In a delightful film called Il Postino, poet Pablo Neruda meets the postman who delivers his letters, becomes his friend and changes his life. Neruda wakens the postino, the postman, to the magic of the metaphor, to the possibility of linking the stars to his mortal self, the sea to his emotions, the sky to his dreams and the swaying of flowers to his lover’s walk.
The postman is never the same man again, for the universe has taken him over, linking him to the immensity of God’s creation, expanding his soul.
This the metaphor did to him; not small unimaginative metaphors, but lofty ones, soaked in poetry that sang the metaphysical and wrapped the ordinary in unknown newness.
So the metaphor can do to us if only we hush and reflect.
Our ancestors had always meant it to be so. They spun stories, mysteries and mythologies and wove simple words and ideas that somehow spiralled the mind into rich avenues of thought. But then they also wrote complex and fascinating stories that belonged to classical and religious texts and left it to us to decipher and understand.
One such idea is that of Ardhnari, of the inseparable Shiva and Shakti, neither functional without the other, needing to be explored beyond its familiar connotations. Shiva is the primeval state, without beginning and end, the static permanent energy. Shakti is the energy that creates, brings forth life and movement and the energy that abounds. Together they symbolise the creative union of all active and passive principles.
But they represent more than just that, for they denote the union of many different kinds of opposites or different ways of being that all of us are composed of.

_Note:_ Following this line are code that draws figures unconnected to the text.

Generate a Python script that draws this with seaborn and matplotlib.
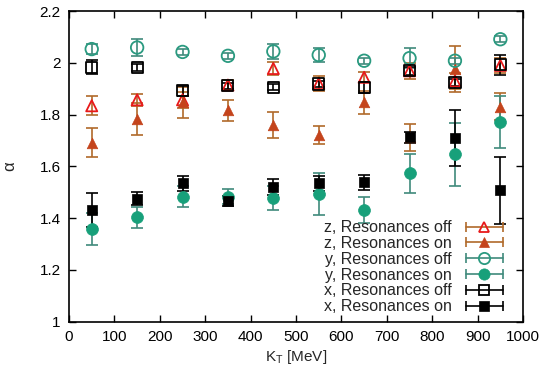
import pandas as pd
import matplotlib
matplotlib.use("Agg")
import matplotlib.pyplot as plt
import seaborn as sns
from matplotlib.lines import Line2D
from matplotlib.legend_handler import HandlerLine2D, HandlerTuple

kt = [50, 150, 250, 350, 450, 550, 650, 750, 850, 950]

z_off = [1.834, 1.857, 1.857, 1.914, 1.978, 1.920, 1.944, 1.969, 1.930, 1.990]
z_off_err = [0.037, 0.023, 0.030, 0.020, 0.025, 0.030, 0.020, 0.032, 0.030, 0.030]
z_on = [1.692, 1.783, 1.847, 1.817, 1.759, 1.721, 1.847, 1.712, 1.976, 1.830]
z_on_err = [0.057, 0.062, 0.061, 0.041, 0.050, 0.034, 0.045, 0.053, 0.088, 0.052]
y_off = [2.053, 2.059, 2.042, 2.027, 2.044, 2.030, 2.008, 2.018, 2.008, 2.091]
y_off_err = [0.020, 0.032, 0.012, 0.012, 0.028, 0.028, 0.012, 0.040, 0.012, 0.012]
y_on = [1.358, 1.403, 1.483, 1.483, 1.478, 1.493, 1.431, 1.573, 1.647, 1.772]
y_on_err = [0.060, 0.040, 0.040, 0.030, 0.045, 0.080, 0.050, 0.076, 0.122, 0.100]
x_off = [1.982, 1.982, 1.892, 1.911, 1.905, 1.918, 1.905, 1.969, 1.924, 1.992]
x_off_err = [0.027, 0.012, 0.020, 0.012, 0.012, 0.012, 0.020, 0.015, 0.015, 0.040]
x_on = [1.431, 1.474, 1.534, 1.467, 1.521, 1.534, 1.538, 1.712, 1.709, 1.508]
x_on_err = [0.065, 0.025, 0.030, 0.020, 0.030, 0.030, 0.030, 0.020, 0.107, 0.130]

labels = ["z, Resonances off", "z, Resonances on", "y, Resonances off",
          "y, Resonances on", "x, Resonances off", "x, Resonances on"]
values = [z_off, z_on, y_off, y_on, x_off, x_on]
errors = [z_off_err, z_on_err, y_off_err, y_on_err, x_off_err, x_on_err]

# style per series: marker, marker colour, filled?, errorbar colour
styles = [
    ("^", "#e8191a", False, "#b0692a"),
    ("^", "#c4441c", True, "#b0692a"),
    ("o", "#2a9a80", False, "#3f8a7c"),
    ("o", "#17a07a", True, "#3f8a7c"),
    ("s", "black", False, "black"),
    ("s", "black", True, "black"),
]

sns.set_style("ticks")
plt.rcParams["font.family"] = ["Liberation Sans", "DejaVu Sans"]
plt.rcParams["mathtext.fontset"] = "custom"
plt.rcParams["mathtext.rm"] = "Liberation Sans"

fig = plt.figure(figsize=(5.5, 3.74), dpi=100)
ax = fig.add_axes([0.1255, 0.140, 0.8255, 0.8305])

handles = []
for lab, v, e, (mk, mc, filled, ec) in zip(labels, values, errors, styles):
    df = pd.DataFrame({"kt": kt, "alpha": v})
    ax.errorbar(kt, v, yerr=e, fmt="none", ecolor=ec, elinewidth=1.2,
                capsize=4, capthick=1.2, zorder=2)
    size = 9 if mk == "o" else 8
    if filled:
        sns.scatterplot(data=df, x="kt", y="alpha", marker=mk, color=mc,
                        edgecolor=mc, s=size ** 2 * 0.9, linewidth=0.5,
                        ax=ax, zorder=3, legend=False)
    else:
        sns.scatterplot(data=df, x="kt", y="alpha", marker=mk,
                        facecolors="none", edgecolor=mc, s=size ** 2,
                        linewidth=1.3, ax=ax, zorder=3, legend=False)
    bar = Line2D([], [], color=ec, lw=1.2, marker="|", markersize=7,
                 markeredgewidth=1.2)
    dot = Line2D([], [], ls="none", marker=mk, markersize=size * 0.9,
                 markerfacecolor=mc if filled else "none",
                 markeredgecolor=mc, markeredgewidth=1.3 if not filled else 0.5)
    handles.append((bar, dot))

hmap = {h[0]: HandlerLine2D(numpoints=2) for h in handles}
hmap[tuple] = HandlerTuple(ndivide=1)
ax.legend(handles, labels, handler_map=hmap, loc="lower right",
          markerfirst=False, frameon=False, fontsize=11.5, numpoints=1,
          handlelength=2.9, handletextpad=0.6, labelspacing=0.05,
          borderaxespad=0.3, bbox_to_anchor=(0.99, -0.012))

ax.set_xlim(0, 1000)
ax.set_ylim(1, 2.2)
ax.set_xticks(range(0, 1001, 100))
ax.set_yticks([1, 1.2, 1.4, 1.6, 1.8, 2, 2.2])
ax.set_yticklabels(["1", "1.2", "1.4", "1.6", "1.8", "2", "2.2"])
ax.tick_params(direction="in", top=True, right=True, length=5, width=1,
               labelsize=11, colors="black", pad=6)
for s in ax.spines.values():
    s.set_linewidth(1.2)
    s.set_color("black")
ax.set_xlabel(r"K$_\mathregular{T}$ [MeV]", fontsize=11, labelpad=3)
ax.set_ylabel("α", fontsize=12, labelpad=16)
ax.set_facecolor("white")

fig.savefig("out.png", dpi=100)
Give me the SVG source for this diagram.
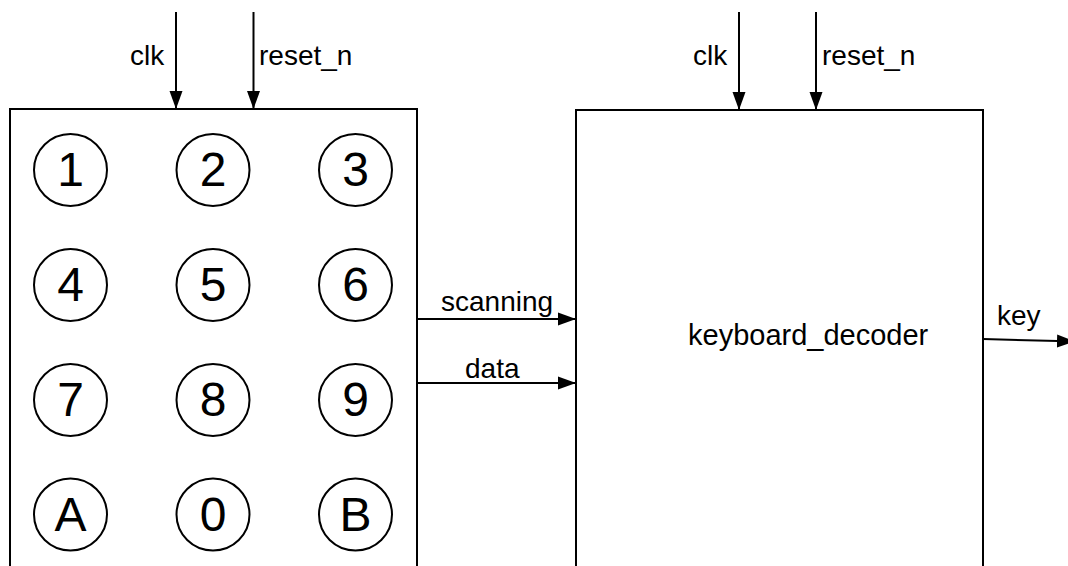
<svg xmlns="http://www.w3.org/2000/svg" width="1068" height="566" viewBox="0 0 1068 566">
<style>
.box{fill:#fff;stroke:#000;stroke-width:2}
.key{fill:#fff;stroke:#000;stroke-width:2}
.dig{font-family:"Liberation Sans",Arial,sans-serif;font-size:48px;text-anchor:middle;fill:#000}
.lbl{font-family:"Liberation Sans",Arial,sans-serif;font-size:28px;fill:#000}
.wire{stroke:#000;stroke-width:2;fill:none;marker-end:url(#ah)}
</style>
<defs>
<marker id="ah" markerWidth="18" markerHeight="14" refX="18" refY="7" orient="auto" markerUnits="userSpaceOnUse">
<path d="M0,0.5 L18,7 L0,13.5 Z" fill="#000"/>
</marker>
</defs>
<rect width="1068" height="566" fill="#fff"/>
<g id="keypad">
<path class="box" d="M10,580 V109 H417 V580"/>
<g id="k1"><ellipse class="key" cx="70.5" cy="170" rx="36.5" ry="36"/><text class="dig" x="70.5" y="186">1</text></g>
<g id="k2"><ellipse class="key" cx="213" cy="170" rx="36.5" ry="36"/><text class="dig" x="213" y="186">2</text></g>
<g id="k3"><ellipse class="key" cx="355.5" cy="170" rx="36.5" ry="36"/><text class="dig" x="355.5" y="186">3</text></g>
<g id="k4"><ellipse class="key" cx="70.5" cy="285" rx="36.5" ry="36"/><text class="dig" x="70.5" y="301">4</text></g>
<g id="k5"><ellipse class="key" cx="213" cy="285" rx="36.5" ry="36"/><text class="dig" x="213" y="301">5</text></g>
<g id="k6"><ellipse class="key" cx="355.5" cy="285" rx="36.5" ry="36"/><text class="dig" x="355.5" y="301">6</text></g>
<g id="k7"><ellipse class="key" cx="70.5" cy="400" rx="36.5" ry="36"/><text class="dig" x="70.5" y="416">7</text></g>
<g id="k8"><ellipse class="key" cx="213" cy="400" rx="36.5" ry="36"/><text class="dig" x="213" y="416">8</text></g>
<g id="k9"><ellipse class="key" cx="355.5" cy="400" rx="36.5" ry="36"/><text class="dig" x="355.5" y="416">9</text></g>
<g id="kA"><ellipse class="key" cx="70.5" cy="514.5" rx="36.5" ry="36"/><text class="dig" x="70.5" y="530.5">A</text></g>
<g id="k0"><ellipse class="key" cx="213" cy="514.5" rx="36.5" ry="36"/><text class="dig" x="213" y="530.5">0</text></g>
<g id="kB"><ellipse class="key" cx="355.5" cy="514.5" rx="36.5" ry="36"/><text class="dig" x="355.5" y="530.5">B</text></g>
</g>
<g id="keyboard_decoder">
<path class="box" d="M576,580 V110 H983 V580"/>
<text class="lbl" x="688" y="345" style="font-size:29px">keyboard_decoder</text>
</g>
<g id="connectors">
<line class="wire" x1="176" y1="12" x2="176" y2="109"/>
<line class="wire" x1="253.5" y1="12" x2="253.5" y2="109"/>
<line class="wire" x1="739" y1="12" x2="739" y2="110"/>
<line class="wire" x1="816" y1="12" x2="816" y2="110"/>
<line class="wire" x1="417" y1="319" x2="576" y2="319"/>
<line class="wire" x1="417" y1="383" x2="576" y2="383"/>
<line class="wire" x1="983" y1="339" x2="1075" y2="341.5"/>
</g>
<g id="labels">
<text class="lbl" x="130" y="65">clk</text>
<text class="lbl" x="259" y="65">reset_n</text>
<text class="lbl" x="693" y="65">clk</text>
<text class="lbl" x="822" y="65">reset_n</text>
<text class="lbl" x="441" y="311">scanning</text>
<text class="lbl" x="465" y="378">data</text>
<text class="lbl" x="997" y="325">key</text>
</g>
</svg>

Shiva dances the tandava, the powerful dance of creation and destruction. But he also dances the lasya, the soft and gentle aspect of dance. He is both, strong and soft and one of the ways that Ardhnari can be defined.

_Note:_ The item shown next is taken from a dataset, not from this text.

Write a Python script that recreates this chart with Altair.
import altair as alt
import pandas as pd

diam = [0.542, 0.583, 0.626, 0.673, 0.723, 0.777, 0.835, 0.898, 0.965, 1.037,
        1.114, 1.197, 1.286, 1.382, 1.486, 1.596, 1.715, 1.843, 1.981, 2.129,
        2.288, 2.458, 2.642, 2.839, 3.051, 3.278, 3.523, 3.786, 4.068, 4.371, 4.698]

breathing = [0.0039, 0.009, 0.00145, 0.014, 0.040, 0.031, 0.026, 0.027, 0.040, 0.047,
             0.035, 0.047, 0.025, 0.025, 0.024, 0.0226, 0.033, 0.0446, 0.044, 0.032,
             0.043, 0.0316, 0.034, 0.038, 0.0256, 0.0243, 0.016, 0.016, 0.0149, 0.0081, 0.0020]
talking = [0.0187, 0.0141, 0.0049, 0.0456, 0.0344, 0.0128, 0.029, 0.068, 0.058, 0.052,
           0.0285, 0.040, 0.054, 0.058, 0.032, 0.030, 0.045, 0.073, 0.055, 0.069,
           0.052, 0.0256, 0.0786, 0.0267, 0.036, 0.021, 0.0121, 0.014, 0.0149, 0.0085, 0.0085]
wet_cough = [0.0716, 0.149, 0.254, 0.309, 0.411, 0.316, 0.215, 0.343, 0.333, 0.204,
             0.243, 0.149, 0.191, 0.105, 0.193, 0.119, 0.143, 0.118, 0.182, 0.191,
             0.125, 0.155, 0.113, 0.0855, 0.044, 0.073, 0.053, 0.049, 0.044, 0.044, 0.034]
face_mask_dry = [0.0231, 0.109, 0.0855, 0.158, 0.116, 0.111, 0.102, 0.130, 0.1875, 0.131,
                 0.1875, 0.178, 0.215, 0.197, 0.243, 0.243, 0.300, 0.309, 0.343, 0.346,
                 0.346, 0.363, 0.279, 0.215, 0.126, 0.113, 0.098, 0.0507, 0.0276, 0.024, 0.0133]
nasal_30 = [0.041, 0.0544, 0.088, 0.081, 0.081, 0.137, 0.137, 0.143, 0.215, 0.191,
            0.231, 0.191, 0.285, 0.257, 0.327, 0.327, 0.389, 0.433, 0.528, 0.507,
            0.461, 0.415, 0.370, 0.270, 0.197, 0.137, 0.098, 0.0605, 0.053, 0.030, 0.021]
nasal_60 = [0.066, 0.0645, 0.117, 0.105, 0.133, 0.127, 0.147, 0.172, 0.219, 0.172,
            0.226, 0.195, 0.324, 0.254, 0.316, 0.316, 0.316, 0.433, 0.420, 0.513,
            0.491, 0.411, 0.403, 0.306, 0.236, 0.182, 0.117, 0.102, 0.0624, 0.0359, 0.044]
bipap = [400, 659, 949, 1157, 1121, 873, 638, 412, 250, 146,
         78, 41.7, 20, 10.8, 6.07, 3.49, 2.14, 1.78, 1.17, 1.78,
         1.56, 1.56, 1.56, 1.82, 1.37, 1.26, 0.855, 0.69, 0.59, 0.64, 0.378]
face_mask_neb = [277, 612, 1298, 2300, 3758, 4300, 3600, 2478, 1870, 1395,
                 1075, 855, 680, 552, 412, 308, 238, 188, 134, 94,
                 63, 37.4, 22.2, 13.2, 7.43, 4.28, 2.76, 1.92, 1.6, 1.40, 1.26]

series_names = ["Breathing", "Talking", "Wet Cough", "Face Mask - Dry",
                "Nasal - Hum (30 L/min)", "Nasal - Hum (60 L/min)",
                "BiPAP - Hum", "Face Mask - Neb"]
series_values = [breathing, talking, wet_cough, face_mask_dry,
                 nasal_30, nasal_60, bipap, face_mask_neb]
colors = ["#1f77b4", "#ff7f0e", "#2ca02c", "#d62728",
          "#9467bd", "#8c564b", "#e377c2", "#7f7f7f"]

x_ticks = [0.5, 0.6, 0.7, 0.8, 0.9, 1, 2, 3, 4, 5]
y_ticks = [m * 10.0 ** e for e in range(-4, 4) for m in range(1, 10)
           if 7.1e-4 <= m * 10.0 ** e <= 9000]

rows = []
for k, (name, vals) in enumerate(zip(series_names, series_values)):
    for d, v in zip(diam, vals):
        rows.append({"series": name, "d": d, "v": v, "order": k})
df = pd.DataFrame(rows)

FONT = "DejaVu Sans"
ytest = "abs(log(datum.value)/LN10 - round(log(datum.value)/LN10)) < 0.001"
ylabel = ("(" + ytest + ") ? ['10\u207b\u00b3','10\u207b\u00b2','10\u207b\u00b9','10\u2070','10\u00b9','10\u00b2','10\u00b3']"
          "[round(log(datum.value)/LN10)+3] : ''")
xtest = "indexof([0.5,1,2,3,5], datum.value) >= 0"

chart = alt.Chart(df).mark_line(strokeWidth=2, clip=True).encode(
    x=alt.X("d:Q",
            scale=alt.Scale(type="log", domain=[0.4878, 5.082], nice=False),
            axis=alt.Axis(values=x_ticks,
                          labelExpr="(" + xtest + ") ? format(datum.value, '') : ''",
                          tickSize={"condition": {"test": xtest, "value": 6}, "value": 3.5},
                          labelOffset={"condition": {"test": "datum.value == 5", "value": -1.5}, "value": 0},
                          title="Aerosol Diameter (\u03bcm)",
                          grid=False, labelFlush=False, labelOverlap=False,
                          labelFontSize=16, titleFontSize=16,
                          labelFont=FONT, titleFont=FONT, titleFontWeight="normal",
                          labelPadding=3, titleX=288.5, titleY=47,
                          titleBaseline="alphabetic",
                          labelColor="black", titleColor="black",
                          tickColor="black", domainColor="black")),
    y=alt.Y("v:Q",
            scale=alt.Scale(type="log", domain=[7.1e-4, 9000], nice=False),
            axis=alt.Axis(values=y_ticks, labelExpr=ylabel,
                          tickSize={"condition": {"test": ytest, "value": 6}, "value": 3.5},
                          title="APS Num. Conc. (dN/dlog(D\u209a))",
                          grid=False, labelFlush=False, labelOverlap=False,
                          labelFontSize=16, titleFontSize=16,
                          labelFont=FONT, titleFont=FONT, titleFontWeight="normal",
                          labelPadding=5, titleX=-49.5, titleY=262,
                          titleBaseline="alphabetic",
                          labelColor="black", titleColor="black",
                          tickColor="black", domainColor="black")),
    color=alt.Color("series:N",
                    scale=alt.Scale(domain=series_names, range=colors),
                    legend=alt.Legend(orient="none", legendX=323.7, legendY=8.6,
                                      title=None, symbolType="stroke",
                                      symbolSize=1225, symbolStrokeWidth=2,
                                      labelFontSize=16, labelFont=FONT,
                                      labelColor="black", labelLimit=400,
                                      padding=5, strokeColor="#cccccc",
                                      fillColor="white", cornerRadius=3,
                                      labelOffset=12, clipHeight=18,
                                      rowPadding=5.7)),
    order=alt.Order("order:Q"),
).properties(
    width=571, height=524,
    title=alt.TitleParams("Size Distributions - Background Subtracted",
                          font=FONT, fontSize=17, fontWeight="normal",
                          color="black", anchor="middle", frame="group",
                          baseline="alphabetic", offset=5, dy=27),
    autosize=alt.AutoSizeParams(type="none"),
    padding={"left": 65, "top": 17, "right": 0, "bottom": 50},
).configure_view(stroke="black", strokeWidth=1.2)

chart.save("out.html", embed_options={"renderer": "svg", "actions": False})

The image of the Ardhnari shows the clear cleaving together of the male and the female body, half and half. But as an abstraction, it is more of a mingling and less of a clear division. The visual division is of course essential, as it is the tangible image that is symbolic of the abstract idea.
We are all Ardhnari, every single one of us, regardless of our proclivities or in some cases, of our unusual physical manifestations. Within our beings and our minds and hearts flow the blend of characteristics that echo Shiva and Shakti.
We have tandava and lasya, we are strong and soft, or if I shift the interpretation, we are hard and weak. We are active and passive, energetic and calm, or if I shift the interpretation, we are restless and stable. We think with our minds and act with our hearts, we are passion, emotion and icy manifestation.
But in Ardhnari there is no gender for, in all of us there is Ardhnari the metaphor, the blend of Shiva and Shakti. It determines the way we respond to every conceivable situation in our lives at any given time of the day.
It explains how spirits are broken and tandava turns to lasya. It explains how the lasya of a submissive woman transforms into the tandava of an implacable woman determined to have her way. It explains how the meek rise, how locks, chains and systems get broken.
It is this metaphor that makes us what we are, Ardhnari.